Workshop on Modeling and Machine Learning in Astronomy

Workshop Date: Thursday, September 20, 9:30 - 13:00 (Asia/Calcutta) - Room No. 201
Data sets in Astronomy have been growing with the advent of many sky-surveys. The variety and complexity of the data sets at different wavelengths, cadences etc. imply that modeling, computational intelligence methods and machine learning need to be exploited to understand data-rich astronomy. Ranging from PB-sized archives to the recent example of the discovery of Gravitational Waves, the importance of data driven discovery in Astronomy has multiplied. That has resulted in the relatively new field of Astroinformatics: an interdisciplinary area of research where astronomers, mathematicians and computer scientists collaborate to solve problems in astronomy through the application of techniques developed in data science. Classical problems in astronomy now involve accumulation of large volumes of complex data with different formats and characteristic and cannot now be addressed using classical techniques. As a result, machine learning algorithms and data analytic techniques have exploded in importance, often without a mature understanding of the pitfalls in such studies.
The workshop aims to capture the baseline, set the tempo for future research in India and abroad and prepare a scholastic primer that would serve as a standard document for future research. We expect to discuss new developments in efficient models for complex computer experiments and data analytic techniques which can be used in astronomical data analysis in short term and various related branches in physical, statistical, computational sciences. The workshop aims to evolve and critique a set of fundamentally correct thumb rules and experiments, backed by solid mathematical theory and provide the marriage of astronomy and Machine Learning with stability and far reaching impact serving the context of specific science problems of interest to the audience.
Given the horizontal nature of ICACCI, we hope to disseminate methods that are applicable to Astroinformatics but are not currently used, and also making CS practitioners aware of the interesting problems that complex astronomy data sets provide.
Topics of interest include, but are not limited to:
  • Exoplanets (discovery, machine classification etc.)
  • Classification of transients (Galactic and extragalactic)
  • Multi-messenger astronomy aided by Machine learning
  • Deep learning in astronomy
  • MCMC on big data
  • Statistical Machine Learning
  • Bayesian Methods in Astronomy
  • Meta-heuristic and Evolutionary Clustering methods and applications in Astronomy

Authors should submit their papers online. We use EDAS system for managing submissions and review process. Unregistered authors should first create an account on EDAS to log on. Detailed usage instruction on EDAS can be found here. The manuscripts should be submitted in PDF format. Please compare all author names in EDAS with the author list in your paper. They must be identical and in the same order. Further guidelines for submission are posted at:

All papers that conform to submission guidelines will be peer reviewed and evaluated based on originality, technical and/or research content/depth, correctness, relevance to conference, contributions, and readability. Acceptance of papers will be communicated to authors by email. Accepted and presented papers will be published in the conference proceedings and submitted to IEEE Xplore as well as other Abstracting and Indexing (A&I) databases. To be published in the Proceedings, an author of an accepted paper is required to register for the conference at the full rate. All accepted papers MUST be presented at the conference by one of the authors, or, if none of the authors are able to attend, by a qualified surrogate.
Important Dates
Papers Due: June 30, 2018
Acceptance Notification: July 30, 2018
Final Paper Deadline: August 20, 2018

Talk 1: Title: Bayesian methods in Astrophysics, Dr. Tarun Deep Saini, Assistant Professor and Academic Coordinator, Joint Astronomy Programme at Indian Institute of Science

It is commonly believed that Bayesian statistic differs from frequentist statistic only in the narrow sense that it allows for prior information in statistical inference; and in those cases where the priors are a umed flat, the two are, in fact, thought to be indistinguishable. However, through specific examples, I will show that the conceptual turnaround that the Bayes theorem enables, allows for neater solutions to several problems of statistical inference.

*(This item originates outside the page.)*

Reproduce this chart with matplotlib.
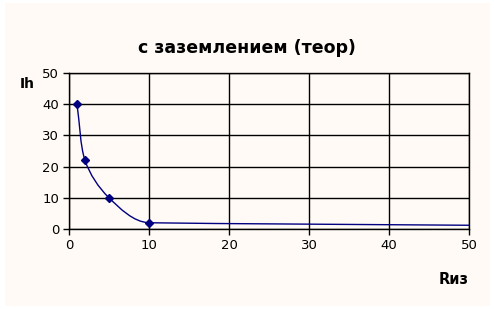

Talk 2: Title: From Machine Learning to Deep Learning in Astronomy, Dr. Ajit Kembhavi, Professor Emeritus at the Inter-University Centre for Astronomy and Astrophysics

Machine Learning has for long been used in astronomy to address classification problems. It provides very useful techniques for quickly and reliably addressing problems such as to distinguish between stars and nearly unresolved galaxies and to distinguish between unresolved quasars and stars on the basis of their colours. These techniques have limitations because they are dependent on the use of derived parameters for the training. Such an approach might not be possible, for example, in classification problems involving objects with complex morphology, which cannot be easily parameterized. In such circumstances Deep Learning techniques, which have been used in applications like face recognition, prove to be very useful, since they directly use images or spectral data without the need for parameterization. I will consider, as convolutional neural networks (CNN) and describe their use with a few examples, including galaxy morphology and time series analysis. As applications, I will consider the finding of galaxies with bars and rings, and the classification of stellar spectra and show that very good accuracy can be obtained.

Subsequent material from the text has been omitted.